[WHAT YOU HAVE TO DO] Each record that follows should be repeated exactly, minus any images.

(Plotting code records)
----
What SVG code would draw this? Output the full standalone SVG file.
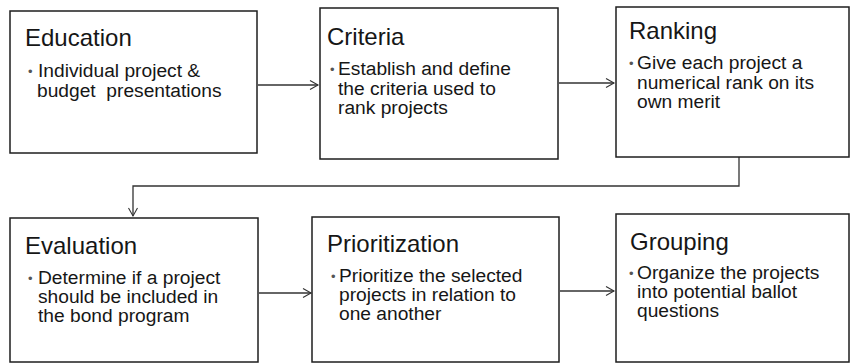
<svg xmlns="http://www.w3.org/2000/svg" width="851" height="364" viewBox="0 0 851 364">
  <defs>
    <marker id="arrow" markerWidth="12" markerHeight="12" refX="10" refY="6" orient="auto" markerUnits="userSpaceOnUse">
      <path d="M2,1.5 L10,6 L2,10.5" fill="none" stroke="#333" stroke-width="1.1"/>
    </marker>
    <style>
      .box { fill: #fff; stroke: #1e1e1e; stroke-width: 1.5; }
      .title { font-family: "Liberation Sans", Arial, sans-serif; font-size: 24px; fill: #161616; }
      .body { font-family: "Liberation Sans", Arial, sans-serif; font-size: 19.2px; fill: #161616; }
      .dot { font-family: "Liberation Sans", Arial, sans-serif; font-size: 13px; fill: #555; }
      .conn { fill: none; stroke: #333; stroke-width: 1.3; }
    </style>
  </defs>

  <rect width="851" height="364" fill="#fff"/>

  <g id="connectors">
    <line class="conn" x1="258" y1="85" x2="318" y2="85" marker-end="url(#arrow)"/>
    <line class="conn" x1="559" y1="83" x2="614" y2="83" marker-end="url(#arrow)"/>
    <polyline class="conn" points="739,157 739,186 133,186 133,216" marker-end="url(#arrow)"/>
    <line class="conn" x1="259" y1="293" x2="311" y2="293" marker-end="url(#arrow)"/>
    <line class="conn" x1="560" y1="291" x2="614" y2="291" marker-end="url(#arrow)"/>
  </g>

  <g id="education">
    <rect class="box" x="10" y="11" width="247" height="142"/>
    <text class="title" x="25" y="46">Education</text>
    <text class="dot" x="28" y="76">•</text>
    <text class="body" x="38" y="77">Individual project &amp;</text>
    <text class="body" x="37" y="97" xml:space="preserve">budget  presentations</text>
  </g>

  <g id="criteria">
    <rect class="box" x="320" y="8" width="238" height="151"/>
    <text class="title" x="327" y="45">Criteria</text>
    <text class="dot" x="330" y="74">•</text>
    <text class="body" x="338" y="75">Establish and define</text>
    <text class="body" x="338" y="95">the criteria used to</text>
    <text class="body" x="338" y="114">rank projects</text>
  </g>

  <g id="ranking">
    <rect class="box" x="616" y="7" width="233" height="150"/>
    <text class="title" x="629" y="39">Ranking</text>
    <text class="dot" x="629" y="68">•</text>
    <text class="body" x="637" y="69">Give each project a</text>
    <text class="body" x="637" y="89">numerical rank on its</text>
    <text class="body" x="637" y="108">own merit</text>
  </g>

  <g id="evaluation">
    <rect class="box" x="10" y="218" width="248" height="144"/>
    <text class="title" x="25" y="254">Evaluation</text>
    <text class="dot" x="28" y="283">•</text>
    <text class="body" x="38" y="284">Determine if a project</text>
    <text class="body" x="38" y="303">should be included in</text>
    <text class="body" x="38" y="322">the bond program</text>
  </g>

  <g id="prioritization">
    <rect class="box" x="312" y="217" width="247" height="145"/>
    <text class="title" x="327" y="252">Prioritization</text>
    <text class="dot" x="331" y="281">•</text>
    <text class="body" x="339" y="282">Prioritize the selected</text>
    <text class="body" x="339" y="301">projects in relation to</text>
    <text class="body" x="339" y="320">one another</text>
  </g>

  <g id="grouping">
    <rect class="box" x="616" y="214" width="233" height="148"/>
    <text class="title" x="630" y="250">Grouping</text>
    <text class="dot" x="629" y="278">•</text>
    <text class="body" x="637" y="279">Organize the projects</text>
    <text class="body" x="637" y="298">into potential ballot</text>
    <text class="body" x="637" y="317">questions</text>
  </g>
</svg>
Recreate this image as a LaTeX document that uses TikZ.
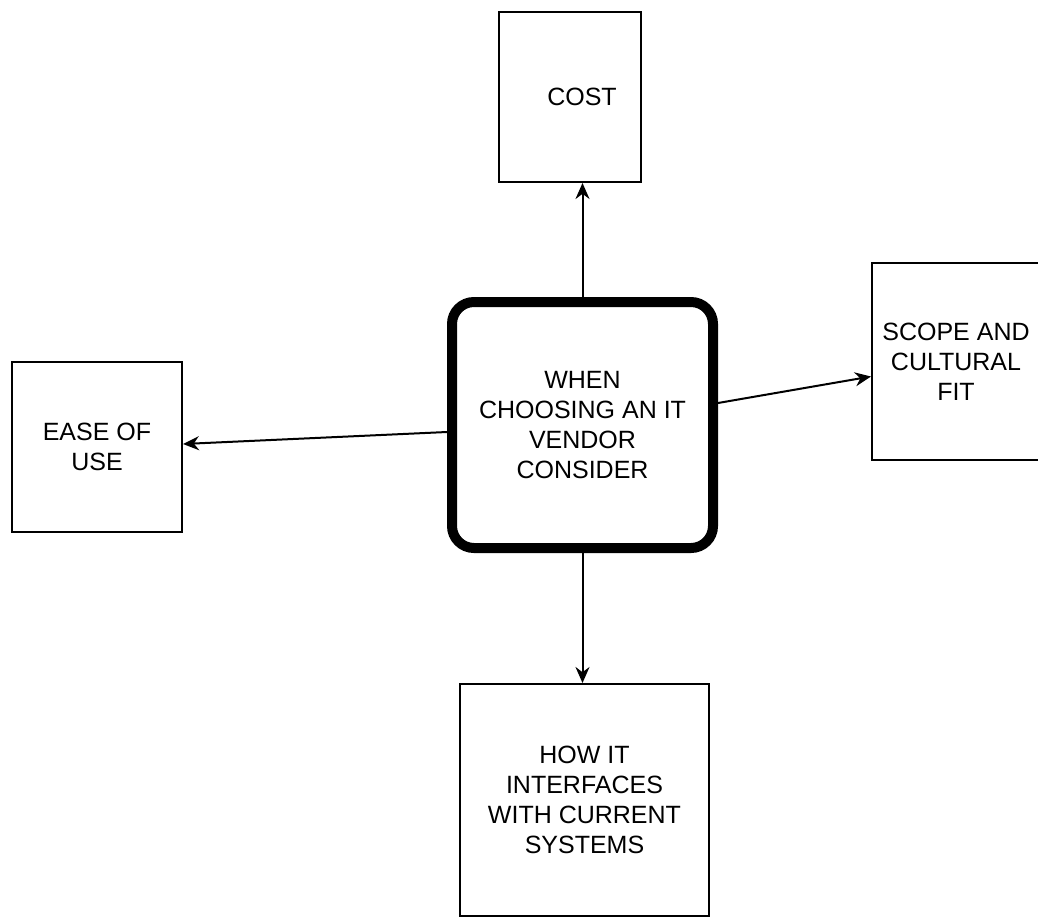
\documentclass[tikz,border=0pt]{standalone}
\usepackage{fontspec}
\setmainfont{Liberation Sans}
\usepackage{tikz}
\usetikzlibrary{arrows.meta}

\begin{document}
\begin{tikzpicture}[%
    x=0.5pt,
    y=-0.5pt,
    >={Stealth[length=8pt,width=7pt]},
    every node/.style={font=\fontsize{12.5}{15}\selectfont},
    factor/.style={%
      rectangle,
      draw,
      line width=1pt,
      align=center,
      inner sep=2pt
    },
    hub/.style={%
      rectangle,
      rounded corners=11pt,
      draw,
      line width=5pt,
      align=center,
      minimum width=130.5pt,
      minimum height=123pt
    },
    link/.style={->, line width=1pt}
  ]
    \useasboundingbox (0,0) rectangle (1038,920);

    \node[hub] (ctr) at (582.5,425) {WHEN\\CHOOSING AN IT\\VENDOR\\CONSIDER};
    \node[factor, minimum width=71pt, minimum height=85pt] (cost) at (570,97) {\hspace*{12pt}COST};
    \node[factor, minimum width=84pt, minimum height=98.5pt] (scope) at (956,361.5) {SCOPE AND\\CULTURAL\\FIT};
    \node[factor, minimum width=85pt, minimum height=85pt] (ease) at (97,447) {EASE OF\\USE};
    \node[factor, minimum width=124.5pt, minimum height=116pt] (how) at (584.5,800) {HOW IT\\INTERFACES\\WITH CURRENT\\SYSTEMS};

    \draw[link] (ctr.north) -- (ctr.north |- cost.south);
    \draw[link] ([yshift=11pt]ctr.east) -- ([yshift=-7.5pt]scope.west);
    \draw[link] ([yshift=-3.5pt]ctr.west) -- ([yshift=1.5pt]ease.east);
    \draw[link] (ctr.south) -- (ctr.south |- how.north);
\end{tikzpicture}
\end{document}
----
[FULL SOLUTION]
What SVG code would draw this? Output the full standalone SVG file.
<svg xmlns="http://www.w3.org/2000/svg" width="851" height="364" viewBox="0 0 851 364">
  <defs>
    <marker id="arrow" markerWidth="12" markerHeight="12" refX="10" refY="6" orient="auto" markerUnits="userSpaceOnUse">
      <path d="M2,1.5 L10,6 L2,10.5" fill="none" stroke="#333" stroke-width="1.1"/>
    </marker>
    <style>
      .box { fill: #fff; stroke: #1e1e1e; stroke-width: 1.5; }
      .title { font-family: "Liberation Sans", Arial, sans-serif; font-size: 24px; fill: #161616; }
      .body { font-family: "Liberation Sans", Arial, sans-serif; font-size: 19.2px; fill: #161616; }
      .dot { font-family: "Liberation Sans", Arial, sans-serif; font-size: 13px; fill: #555; }
      .conn { fill: none; stroke: #333; stroke-width: 1.3; }
    </style>
  </defs>

  <rect width="851" height="364" fill="#fff"/>

  <g id="connectors">
    <line class="conn" x1="258" y1="85" x2="318" y2="85" marker-end="url(#arrow)"/>
    <line class="conn" x1="559" y1="83" x2="614" y2="83" marker-end="url(#arrow)"/>
    <polyline class="conn" points="739,157 739,186 133,186 133,216" marker-end="url(#arrow)"/>
    <line class="conn" x1="259" y1="293" x2="311" y2="293" marker-end="url(#arrow)"/>
    <line class="conn" x1="560" y1="291" x2="614" y2="291" marker-end="url(#arrow)"/>
  </g>

  <g id="education">
    <rect class="box" x="10" y="11" width="247" height="142"/>
    <text class="title" x="25" y="46">Education</text>
    <text class="dot" x="28" y="76">•</text>
    <text class="body" x="38" y="77">Individual project &amp;</text>
    <text class="body" x="37" y="97" xml:space="preserve">budget  presentations</text>
  </g>

  <g id="criteria">
    <rect class="box" x="320" y="8" width="238" height="151"/>
    <text class="title" x="327" y="45">Criteria</text>
    <text class="dot" x="330" y="74">•</text>
    <text class="body" x="338" y="75">Establish and define</text>
    <text class="body" x="338" y="95">the criteria used to</text>
    <text class="body" x="338" y="114">rank projects</text>
  </g>

  <g id="ranking">
    <rect class="box" x="616" y="7" width="233" height="150"/>
    <text class="title" x="629" y="39">Ranking</text>
    <text class="dot" x="629" y="68">•</text>
    <text class="body" x="637" y="69">Give each project a</text>
    <text class="body" x="637" y="89">numerical rank on its</text>
    <text class="body" x="637" y="108">own merit</text>
  </g>

  <g id="evaluation">
    <rect class="box" x="10" y="218" width="248" height="144"/>
    <text class="title" x="25" y="254">Evaluation</text>
    <text class="dot" x="28" y="283">•</text>
    <text class="body" x="38" y="284">Determine if a project</text>
    <text class="body" x="38" y="303">should be included in</text>
    <text class="body" x="38" y="322">the bond program</text>
  </g>

  <g id="prioritization">
    <rect class="box" x="312" y="217" width="247" height="145"/>
    <text class="title" x="327" y="252">Prioritization</text>
    <text class="dot" x="331" y="281">•</text>
    <text class="body" x="339" y="282">Prioritize the selected</text>
    <text class="body" x="339" y="301">projects in relation to</text>
    <text class="body" x="339" y="320">one another</text>
  </g>

  <g id="grouping">
    <rect class="box" x="616" y="214" width="233" height="148"/>
    <text class="title" x="630" y="250">Grouping</text>
    <text class="dot" x="629" y="278">•</text>
    <text class="body" x="637" y="279">Organize the projects</text>
    <text class="body" x="637" y="298">into potential ballot</text>
    <text class="body" x="637" y="317">questions</text>
  </g>
</svg>
Recreate this image as a LaTeX document that uses TikZ.
\documentclass[tikz,border=0pt]{standalone}
\usepackage{fontspec}
\setmainfont{Liberation Sans}
\usepackage{tikz}
\usetikzlibrary{arrows.meta}

\begin{document}
\begin{tikzpicture}[%
    x=0.5pt,
    y=-0.5pt,
    >={Stealth[length=8pt,width=7pt]},
    every node/.style={font=\fontsize{12.5}{15}\selectfont},
    factor/.style={%
      rectangle,
      draw,
      line width=1pt,
      align=center,
      inner sep=2pt
    },
    hub/.style={%
      rectangle,
      rounded corners=11pt,
      draw,
      line width=5pt,
      align=center,
      minimum width=130.5pt,
      minimum height=123pt
    },
    link/.style={->, line width=1pt}
  ]
    \useasboundingbox (0,0) rectangle (1038,920);

    \node[hub] (ctr) at (582.5,425) {WHEN\\CHOOSING AN IT\\VENDOR\\CONSIDER};
    \node[factor, minimum width=71pt, minimum height=85pt] (cost) at (570,97) {\hspace*{12pt}COST};
    \node[factor, minimum width=84pt, minimum height=98.5pt] (scope) at (956,361.5) {SCOPE AND\\CULTURAL\\FIT};
    \node[factor, minimum width=85pt, minimum height=85pt] (ease) at (97,447) {EASE OF\\USE};
    \node[factor, minimum width=124.5pt, minimum height=116pt] (how) at (584.5,800) {HOW IT\\INTERFACES\\WITH CURRENT\\SYSTEMS};

    \draw[link] (ctr.north) -- (ctr.north |- cost.south);
    \draw[link] ([yshift=11pt]ctr.east) -- ([yshift=-7.5pt]scope.west);
    \draw[link] ([yshift=-3.5pt]ctr.west) -- ([yshift=1.5pt]ease.east);
    \draw[link] (ctr.south) -- (ctr.south |- how.north);
\end{tikzpicture}
\end{document}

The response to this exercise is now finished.